Defence is planning to spend $350 billion on five nuclear-powered submarines – if Anti-Submarine Warfare (ASW) was effective, this is a lot of money that would be wasted. Instead, for our submarines it is assumed that ASW ships of an opponent will be largely ineffective. This cuts both ways. If the fleet of frigates costing $45 billion could be destroyed in the first few days of hostilities by missiles fired from thousands of kilometres away, and costing no more than a billion dollars to do it, this is a severe economic loss, as well as a loss of capability, which, for a different project (the submarines), we are saying will be ineffective anyway. Why bother to destroy them if they are ineffective – the blow to morale.

 

Of course it is acceptable to have two methods of skinning a cat, but not having oversight across the two methods is not a good idea.

 

The ANAO report points out that as of late 2023, there were 730,000 documents related to the frigate project – far too many for any person to have oversight.

 

How would converting some of those documents to an Active Structure help?     

Two main reasons. The Four Pieces Limit and Specialisation.

The Four Pieces Limit

This reveals itself in several different ways. If the person knows little about the area, they will fasten on up to four different factors, say A, B, C and D, and attempt to find a solution. The fact that changing A changes X, which changes C will escape their attention, as X is treated as part of everything that remains constant. The solution they derive may well be a good one at that instant in time, but drifts to become a poor solution. How would Active Structure change this? Everything is linked together through the connections described in the complex text, so if you change A, X changes, and so does C. The person is forced to find a better solution, but has an abstract working model to help them, a working model where each word has the precise meaning reflecting its particular context in the text.
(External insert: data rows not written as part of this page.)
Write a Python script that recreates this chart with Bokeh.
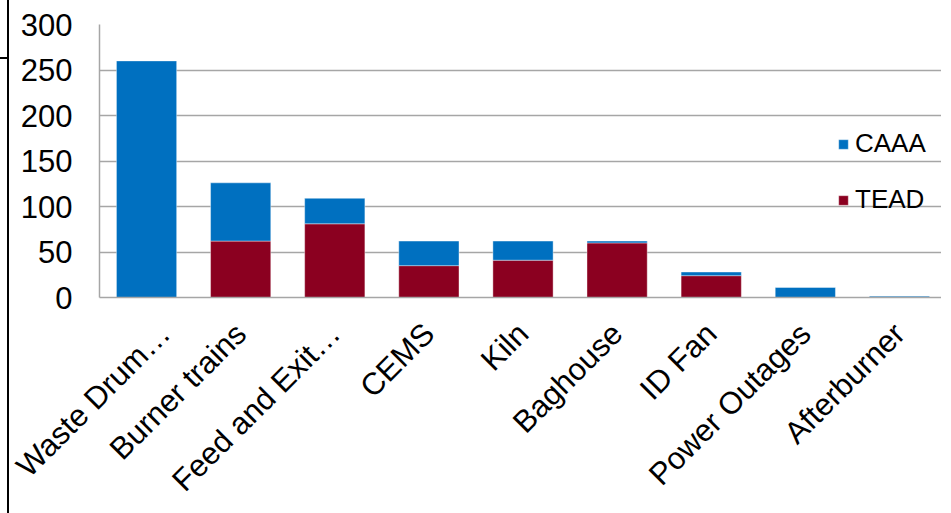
from bokeh.plotting import figure
from bokeh.models import Range1d, FixedTicker, Legend, LegendItem
from bokeh.embed import file_html
from bokeh.resources import INLINE

categories = ["Waste Drum…", "Burner trains", "Feed and Exit…", "CEMS", "Kiln",
              "Baghouse", "ID Fan", "Power Outages", "Afterburner"]
tead = [0, 62, 81, 35, 41, 60, 24, 0, 0]
caaa = [260, 64, 28, 27, 21, 2, 4, 11, 1.5]
y_ticks = [0, 50, 100, 150, 200, 250, 300]

BLUE = "#0070C0"
RED = "#8B0020"
FONT = "Liberation Sans"

page_style = {
    "padding-left": "9px",
    "background": ("linear-gradient(black, black) 7px 0px / 2px 100% no-repeat, "
                   "linear-gradient(black, black) 0px 57px / 9px 2px no-repeat, white"),
}

p = figure(x_range=categories, width=941, height=513, output_backend="svg",
           toolbar_location=None, min_border_left=90, min_border_top=24,
           min_border_bottom=216, min_border_right=4, styles=page_style)
p.y_range = Range1d(0, 300)
p.outline_line_color = None

data = dict(cat=categories, TEAD=tead, CAAA=caaa)
rs = p.vbar_stack(["TEAD", "CAAA"], x="cat", width=0.64, source=data,
                  color=[RED, BLUE], line_color="white", line_alpha=0.4, line_width=1)

legend = Legend(items=[LegendItem(label="CAAA", renderers=[rs[1]]),
                       LegendItem(label="TEAD", renderers=[rs[0]])],
                location=(738, 82), orientation="vertical")
legend.background_fill_alpha = 0
legend.border_line_color = None
legend.padding = 0
legend.margin = 0
legend.glyph_width = 12
legend.glyph_height = 12
legend.label_height = 30
legend.spacing = 25
legend.label_standoff = 6
legend.label_text_font = FONT
legend.label_text_font_size = "26px"
legend.label_text_color = "black"
p.add_layout(legend)

p.xgrid.grid_line_color = None
p.ygrid.grid_line_color = "#a6a6a6"
p.ygrid.grid_line_width = 1.5

p.yaxis.ticker = FixedTicker(ticks=y_ticks)
for ax in (p.xaxis, p.yaxis):
    ax.axis_line_color = "#a6a6a6"
    ax.axis_line_width = 1.5
    ax.major_tick_line_color = None
    ax.minor_tick_line_color = None
    ax.major_tick_out = 0
    ax.major_tick_in = 0
    ax.major_label_text_font = FONT
    ax.major_label_text_color = "black"
p.yaxis.major_label_text_font_size = "31px"
p.yaxis.major_label_standoff = 27
p.xaxis.major_label_text_font_size = "31px"
p.xaxis.major_label_orientation = 0.785398
p.xaxis.major_label_standoff = 31

open("out.html", "w").write(file_html(p, INLINE))
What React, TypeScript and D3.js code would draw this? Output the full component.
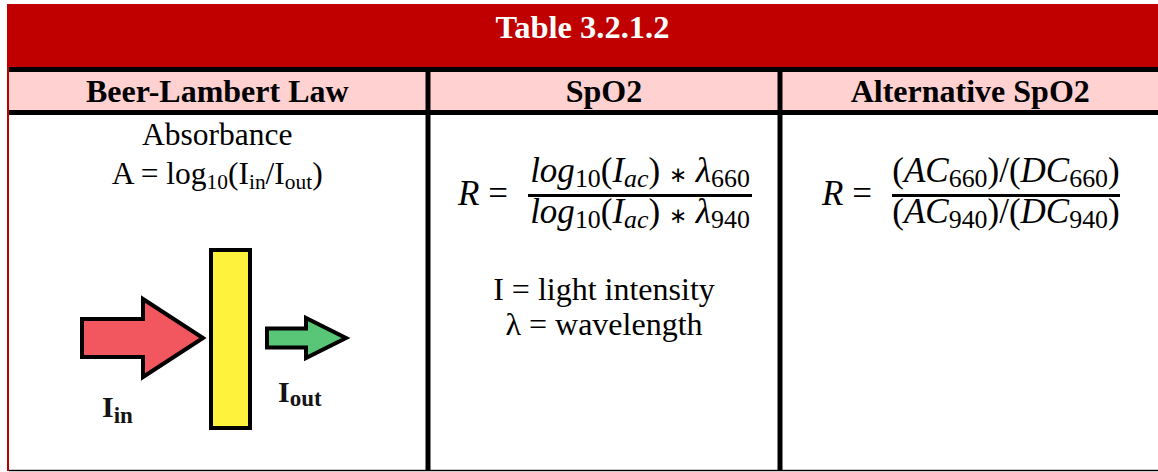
import React, { useEffect, useRef } from "react";
import * as d3 from "d3";

type Run = { t: string; it?: boolean; sub?: boolean; op?: boolean };

// --- Table content ---
const title = "Table 3.2.1.2";
const headers = ["Beer-Lambert Law", "SpO2", "Alternative SpO2"];
const absorbanceLabel = "Absorbance";
const absorbanceFormula: Run[] = [
  { t: "A = log" },
  { t: "10", sub: true },
  { t: "(I" },
  { t: "in", sub: true },
  { t: "/I" },
  { t: "out", sub: true },
  { t: ")" },
];
const spo2Num: Run[] = [
  { t: "log", it: true },
  { t: "10", sub: true },
  { t: "(" },
  { t: "I", it: true },
  { t: "ac", it: true, sub: true },
  { t: ") " },
  { t: "∗", op: true },
  { t: " " },
  { t: "λ", it: true },
  { t: "660", sub: true },
];
const spo2Den: Run[] = [
  { t: "log", it: true },
  { t: "10", sub: true },
  { t: "(" },
  { t: "I", it: true },
  { t: "ac", it: true, sub: true },
  { t: ") " },
  { t: "∗", op: true },
  { t: " " },
  { t: "λ", it: true },
  { t: "940", sub: true },
];
const altNum: Run[] = [
  { t: "(" },
  { t: "AC", it: true },
  { t: "660", sub: true },
  { t: ")/(" },
  { t: "DC", it: true },
  { t: "660", sub: true },
  { t: ")" },
];
const altDen: Run[] = [
  { t: "(" },
  { t: "AC", it: true },
  { t: "940", sub: true },
  { t: ")/(" },
  { t: "DC", it: true },
  { t: "940", sub: true },
  { t: ")" },
];
const legendLines = ["I = light intensity", "λ = wavelength"];
const inLabel = ["I", "in"];
const outLabel = ["I", "out"];

const SERIF = "'Liberation Serif', 'Times New Roman', serif";

const App = () => {
  const svgRef = useRef<SVGSVGElement>(null);

  useEffect(() => {
    const width = 1158;
    const height = 472;
    const svg = d3.select(svgRef.current);
    svg.selectAll("*").remove();
    svg.attr("width", width).attr("height", height);

    // row / column layout
    const left = 7;
    const top = 4;
    const titleBottom = 67;
    const headTop = 72;
    const headBottom = 110;
    const bodyTop = 115;
    const bottom = 471;
    const ruleW = 5;
    const cols = [9, 425.5, 777.5, width];
    const colCenter = (i: number) =>
      i === 0
        ? (cols[0] + cols[1]) / 2
        : (cols[i] + ruleW + cols[i + 1]) / 2;

    const txt = (x: number, y: number, size: number) =>
      svg.append("text")
        .attr("x", x).attr("y", y)
        .style("font-family", SERIF)
        .style("font-size", `${size}px`)
        .style("font-style", "normal")
        .style("font-weight", "normal")
        .style("white-space", "pre")
        .attr("fill", "#000");

    // --- Frame ---
    svg.append("rect").attr("x", left).attr("y", top)
      .attr("width", width - left).attr("height", titleBottom - top)
      .attr("fill", "#c00000");
    svg.append("rect").attr("x", left).attr("y", top)
      .attr("width", 2).attr("height", bottom - top)
      .attr("fill", "#c00000");
    svg.append("rect").attr("x", cols[0]).attr("y", titleBottom)
      .attr("width", width - cols[0]).attr("height", headTop - titleBottom)
      .attr("fill", "#000");
    svg.append("rect").attr("x", cols[0]).attr("y", headTop)
      .attr("width", width - cols[0]).attr("height", headBottom - headTop)
      .attr("fill", "#ffd1d1");
    svg.append("rect").attr("x", cols[0]).attr("y", headBottom)
      .attr("width", width - cols[0]).attr("height", bodyTop - headBottom)
      .attr("fill", "#000");
    svg.append("rect").attr("x", cols[0]).attr("y", bottom - 1.2)
      .attr("width", width - cols[0]).attr("height", 1.4)
      .attr("fill", "#000");
    [cols[1], cols[2]].forEach((cx) => {
      svg.append("rect").attr("x", cx).attr("y", titleBottom)
        .attr("width", ruleW).attr("height", bottom - titleBottom)
        .attr("fill", "#000");
    });

    // --- Title & headers ---
    txt((left + width) / 2, 38, 32.5)
      .attr("text-anchor", "middle")
      .style("font-weight", "bold")
      .attr("fill", "#fff")
      .text(title);

    headers.forEach((h, i) => {
      txt(colCenter(i), 102, 32)
        .attr("text-anchor", "middle")
        .style("font-weight", "bold")
        .text(h);
    });

    // write a list of runs with lowered subscripts
    const writeRuns = (
      text: d3.Selection<SVGTextElement, unknown, null, undefined>,
      runs: Run[],
      size: number,
      subScale: number,
      subDrop: number
    ) => {
      let shift = 0;
      runs.forEach((r) => {
        const target = r.sub ? subDrop : 0;
        const ts = text.append("tspan")
          .attr("dy", target - shift)
          .style("font-size", `${r.sub ? size * subScale : size}px`)
          .style("font-style", r.it ? "italic" : "normal")
          .text(r.t);
        if (r.op) ts.style("font-family", "'DejaVu Sans'").style("font-size", `${size * 0.62}px`);
        shift = target;
      });
    };

    // --- Column 1: Beer-Lambert ---
    const c1 = colCenter(0);
    txt(c1, 145, 31.5).attr("text-anchor", "middle").text(absorbanceLabel);
    const absText = txt(c1, 184, 31.5).attr("text-anchor", "middle");
    writeRuns(absText, absorbanceFormula, 31.5, 0.68, 5);

    // arrows + absorbing slab
    const arrow = (x0: number, x1: number, tip: number, cy: number, shaftH: number, headH: number) =>
      d3.line()([
        [x0, cy - shaftH / 2],
        [x1, cy - shaftH / 2],
        [x1, cy - headH / 2],
        [tip, cy],
        [x1, cy + headH / 2],
        [x1, cy + shaftH / 2],
        [x0, cy + shaftH / 2],
      ]) + "Z";

    svg.append("path")
      .attr("d", arrow(82, 143, 203, 338, 38, 78))
      .attr("fill", "#f2565e").attr("stroke", "#000")
      .attr("stroke-width", 4).attr("stroke-linejoin", "miter");
    svg.append("rect")
      .attr("x", 211).attr("y", 250).attr("width", 39).attr("height", 178)
      .attr("fill", "#fff23c").attr("stroke", "#000").attr("stroke-width", 4);
    svg.append("path")
      .attr("d", arrow(267, 306, 346, 338, 19, 40))
      .attr("fill", "#58c577").attr("stroke", "#000")
      .attr("stroke-width", 4).attr("stroke-linejoin", "miter");

    const label = (parts: string[], x: number, y: number, drop: number) => {
      const t = txt(x, y, 30).style("font-weight", "bold").attr("fill", "#141414");
      t.append("tspan").text(parts[0]);
      t.append("tspan").style("font-size", "23px").attr("dy", drop).text(parts[1]);
    };
    label(inLabel, 102, 417, 6);
    label(outLabel, 278, 402, 4);

    // --- Fractions ---
    const MATH = 35;
    const fraction = (rx: number, barX0: number, barX1: number, num: Run[], den: Run[]) => {
      const cx = (barX0 + barX1) / 2;
      const rText = txt(rx, 205, MATH);
      rText.append("tspan").style("font-style", "italic").text("R");
      rText.append("tspan").text(" =");
      svg.append("line")
        .attr("x1", barX0).attr("x2", barX1)
        .attr("y1", 195.5).attr("y2", 195.5)
        .attr("stroke", "#000").attr("stroke-width", 3);
      const n = txt(cx, 182, MATH).attr("text-anchor", "middle");
      writeRuns(n, num, MATH, 0.74, 5);
      const d = txt(cx, 223, MATH).attr("text-anchor", "middle");
      writeRuns(d, den, MATH, 0.74, 5);
    };
    fraction(458, 528, 752, spo2Num, spo2Den);
    fraction(822, 892, 1120, altNum, altDen);

    // --- Column 2 legend ---
    legendLines.forEach((l, i) => {
      txt(colCenter(1), 300 + i * 35, 32).attr("text-anchor", "middle").text(l);
    });
  }, []);

  return (
    <svg
      ref={svgRef}
      style={{ position: "absolute", left: 0, top: 0, background: "#fff" }}
    />
  );
};

export default App;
If the person has spent their professional career developing an unconscious understanding of how things work, they will protect that knowledge. There is a saying in science – “someone has to die for a new idea to take root”. It was true for “The Origin of Species” – the leading biologist of the day was a fierce opponent. Only when he died could the idea gain a foothold. That may seem to have been long ago, but it was just as true when it was suggested that bacteria cause stomach ulcers – one of the discoverers had to give themselves ulcers and then cure it with antibiotics before the idea was taken seriously.  It is bad enough now, that some people protect their knowledge fiefdoms by not allowing their workers to try new things.

By knowing their limitations, and knowing that other people have the same limitations, people can be much stronger in overcoming them by using technology.

Specialisation

With technology becoming increasingly complex, specialisation is needed. That comes with a cost, as the specialist has little knowledge, or interest, in specialities that abut theirs – legal requirements and missile systems, or missile systems and control systems for example. Having words backed up by their meanings in a dense undirected network structure allows a much closer linkage of the different technical dialects, and more collaboration from people who would otherwise remain silent.

Active Structure would seem ideally suited for Complex Text - it should, the causes of multi-billion dollar stuffups in legislation and Defence were a guiding light in its creation.